Prepend cluster names with numbers as a simple way to represent the order of priority for resolving conflicting entries; for example, 1LON and 2NYC.
Backup strategies
Data Grid performs conflict resolution with the asynchronous backup strategy (strategy=async) only.
We do not recommend the use of synchronous backup strategy with an Active/Active configuration. In this configuration, concurrent writes result in deadlocks, and you may lose data consistency. However, you can use the synchronous backup strategy with an Active/Active configuration if both clusters access different data sets, in which case there is no risk of deadlocks from concurrent writes.
Cross-site merge policies
Data Grid provides an XSiteEntryMergePolicy SPI. This SPI allows you to create custom conflict resolution logic tailored to your business needs. In addition, the following built-in merge policies are available:
-
ALWAYS_REMOVE: Removes the entry from all clusters if a conflict occurs. -
PREFER_NON_NULL: When a write (non-null) and a remove (null) conflict occurs, the write operation takes precedence. -
PREFER_NULL: When a write and a remove conflict occurs, the remove operation (setting the entry to 'null') takes precedence.

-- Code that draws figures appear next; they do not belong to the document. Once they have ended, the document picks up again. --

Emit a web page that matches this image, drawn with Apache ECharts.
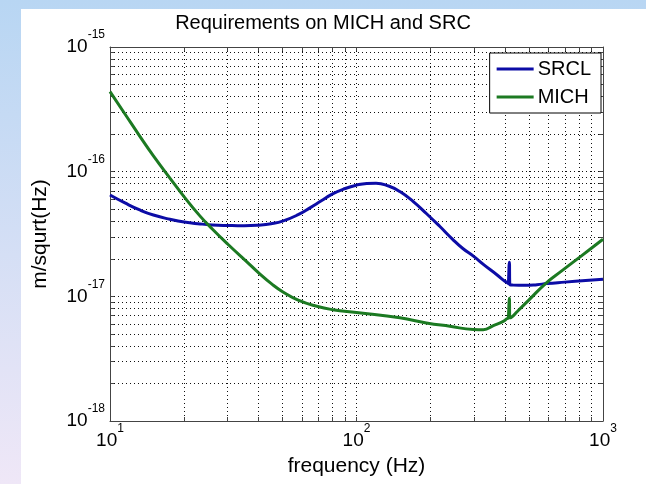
<!DOCTYPE html>
<html><head><meta charset="utf-8">
<script src="https://cdn.jsdelivr.net/npm/echarts@6/dist/echarts.min.js"></script>
<style>
html,body{margin:0;padding:0;width:646px;height:484px;overflow:hidden;background:linear-gradient(to bottom,#b8d6f3,#efe7f7);}
#fig{position:absolute;left:21px;top:9px;width:625px;height:475px;background:#fff;}
#chart{position:absolute;left:0;top:0;width:646px;height:484px;}
</style></head><body><div id="fig"></div><div id="chart"></div>
<script>
// ---- data ----
const freqSRCL = [10, 11.5, 13.2, 15, 17.5, 20, 23.2, 26, 30, 35, 40, 45, 50.5, 58, 65, 72, 80, 90, 100, 110, 120, 135, 150, 170, 192, 218, 245, 270, 298, 330, 371, 400, 413, 415, 417, 419, 433, 480, 540, 591, 700, 850, 1000];
const valSRCL = [6.5e-17, 5.61e-17, 4.93e-17, 4.49e-17, 4.15e-17, 3.94e-17, 3.81e-17, 3.74e-17, 3.7e-17, 3.68e-17, 3.72e-17, 3.82e-17, 4.03e-17, 4.52e-17, 5.15e-17, 5.85e-17, 6.64e-17, 7.33e-17, 7.8e-17, 8.05e-17, 8.09e-17, 7.67e-17, 6.92e-17, 5.75e-17, 4.62e-17, 3.63e-17, 2.88e-17, 2.42e-17, 2.1e-17, 1.78e-17, 1.49e-17, 1.32e-17, 1.27e-17, 1.26e-17, 1.88e-17, 1.24e-17, 1.23e-17, 1.225e-17, 1.24e-17, 1.265e-17, 1.3e-17, 1.34e-17, 1.37e-17];
const freqMICH = [10, 11.5, 13.2, 15, 17.5, 20, 23.2, 26, 30, 37, 40.6, 45, 50.5, 58, 69, 80, 100, 150, 192, 239, 298, 327, 359, 394, 407, 413, 415, 417, 419, 424, 450, 500, 591, 680, 759, 870, 1000];
const valMICH = [4.38e-16, 2.9e-16, 1.93e-16, 1.34e-16, 8.89e-17, 6.28e-17, 4.4e-17, 3.47e-17, 2.63e-17, 1.79e-17, 1.51e-17, 1.27e-17, 1.08e-17, 9.33e-18, 8.32e-18, 7.82e-18, 7.41e-18, 6.73e-18, 6.12e-18, 5.75e-18, 5.42e-18, 5.4e-18, 5.82e-18, 6.3e-18, 6.6e-18, 6.68e-18, 6.7e-18, 9.66e-18, 6.72e-18, 6.76e-18, 7.59e-18, 9.33e-18, 1.29e-17, 1.6e-17, 1.89e-17, 2.32e-17, 2.87e-17];
const seriesNames = ['SRCL', 'MICH'];
const seriesColors = ['#0c0ca6', '#1c7a22'];

const xMajorTicks = [10, 100, 1000];
const xTickExp = ['1', '2', '3'];
const xMinorTicks = [20, 30, 40, 50, 60, 70, 80, 90, 200, 300, 400, 500, 600, 700, 800, 900];
const yMajorTicks = [1e-18, 1e-17, 1e-16, 1e-15];
const yTickExp = ['-18', '-17', '-16', '-15'];
const yMinorTicks = [2e-18, 3e-18, 4e-18, 5e-18, 6e-18, 7e-18, 8e-18, 9e-18,
  2e-17, 3e-17, 4e-17, 5e-17, 6e-17, 7e-17, 8e-17, 9e-17,
  2e-16, 3e-16, 4e-16, 5e-16, 6e-16, 7e-16, 8e-16, 9e-16];

const titleText = 'Requirements on MICH and SRC';
const xName = 'frequency (Hz)';
const yName = 'm/squrt(Hz)';

// ---- chart ----
const FONT = 'Liberation Sans, Arial, Helvetica, sans-serif';
function labelFor(v, majors, exps) {
  for (let i = 0; i < majors.length; i++) {
    if (Math.abs(Math.log10(v) - Math.log10(majors[i])) < 1e-6) return '{b|10}{s|' + exps[i] + '}';
  }
  return '';
}
const rich = {
  b: { fontSize: 19, lineHeight: 36, fontFamily: FONT, color: '#000' },
  s: { fontSize: 12, verticalAlign: 'top', fontFamily: FONT, color: '#000' }
};
const gridLine = { show: true, lineStyle: { color: '#111', width: 1, type: [1, 3] } };
const frame = { show: true, lineStyle: { color: '#444', width: 1 } };

function xAxisDef(pos, showLabels) {
  return {
    type: 'log', logBase: 10, min: 10, max: 1000, position: pos,
    axisLine: frame,
    axisTick: { show: true, inside: true, length: 4, lineStyle: { color: '#444' }, customValues: xMajorTicks.concat(xMinorTicks) },
    axisLabel: showLabels ? { show: true, customValues: xMajorTicks, margin: 2, formatter: v => labelFor(v, xMajorTicks, xTickExp), rich: rich } : { show: false },
    splitLine: showLabels ? gridLine : { show: false },
    name: showLabels ? xName : '', nameLocation: 'middle', nameGap: 32,
    nameTextStyle: { fontSize: 21, fontFamily: FONT, color: '#000' }
  };
}
function yAxisDef(pos, showLabels) {
  return {
    type: 'log', logBase: 10, min: 1e-18, max: 1e-15, position: pos,
    axisLine: frame,
    axisTick: { show: true, inside: true, length: 4, lineStyle: { color: '#444' }, customValues: yMajorTicks.concat(yMinorTicks) },
    axisLabel: showLabels ? { show: true, customValues: yMajorTicks, margin: 5, formatter: v => labelFor(v, yMajorTicks, yTickExp), rich: rich } : { show: false },
    splitLine: showLabels ? gridLine : { show: false },
    name: showLabels ? yName : '', nameLocation: 'middle', nameGap: 59, nameRotate: 90,
    nameTextStyle: { fontSize: 21, fontFamily: FONT, color: '#000' }
  };
}

const chart = echarts.init(document.getElementById('chart'), null, { renderer: 'canvas' });
chart.setOption({
  backgroundColor: 'transparent',
  animation: false,
  title: { text: titleText, left: 'center', top: 8, textStyle: { fontSize: 20, fontWeight: 'normal', fontFamily: FONT, color: '#000' } },
  legend: {
    data: seriesNames, orient: 'vertical', right: 45, top: 53,
    backgroundColor: '#fff', borderColor: '#000', borderWidth: 1, borderRadius: 0,
    padding: [6, 10, 6, 7], itemGap: 8, itemWidth: 37, itemHeight: 3, icon: 'rect',
    textStyle: { fontSize: 20, fontFamily: FONT, color: '#000', padding: [0, 0, 0, -1] }
  },
  grid: { left: 110, right: 43, top: 47, bottom: 63, containLabel: false },
  xAxis: [xAxisDef('bottom', true), xAxisDef('top', false)],
  yAxis: [yAxisDef('left', true), yAxisDef('right', false)],
  series: [
    { name: seriesNames[0], type: 'line', xAxisIndex: 0, yAxisIndex: 0, showSymbol: false, symbol: 'none',
      smooth: 0.5,
      lineStyle: { width: 3, color: seriesColors[0] }, itemStyle: { color: seriesColors[0] },
      data: freqSRCL.map((f, i) => [f, valSRCL[i]]) },
    { name: seriesNames[1], type: 'line', xAxisIndex: 0, yAxisIndex: 0, showSymbol: false, symbol: 'none',
      smooth: 0.5,
      lineStyle: { width: 3, color: seriesColors[1] }, itemStyle: { color: seriesColors[1] },
      data: freqMICH.map((f, i) => [f, valMICH[i]]) }
  ]
});
</script></body></html>
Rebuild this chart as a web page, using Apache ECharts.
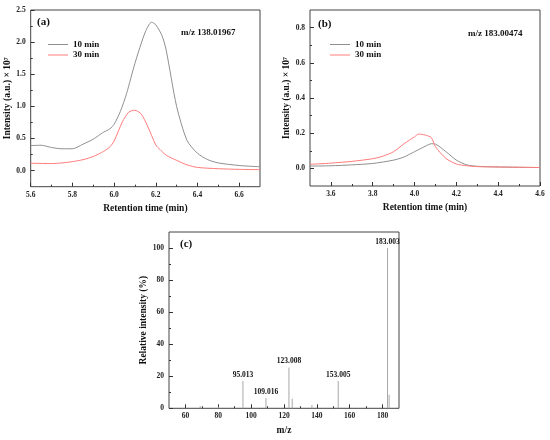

1.8. Expiration with cross-site replication Copiar o linkLink copiado para a área de transferência!
Expiration removes cache entries based on time. Data Grid provides two ways to configure expiration for entries:
Lifespan
The lifespan attribute sets the maximum amount of time that entries can exist. When you set lifespan with cross-site replication, Data Grid clusters expire entries independently of remote sites.
Maximum idle
The max-idle attribute specifies how long entries can exist based on read or write operations in a given time period. When you set a max-idle with cross-site replication, Data Grid clusters send touch commands to coordinate idle timeout values with remote sites.
Using maximum idle expiration in cross-site deployments can impact performance because the additional processing to keep max-idle values synchronized means some operations take longer to complete.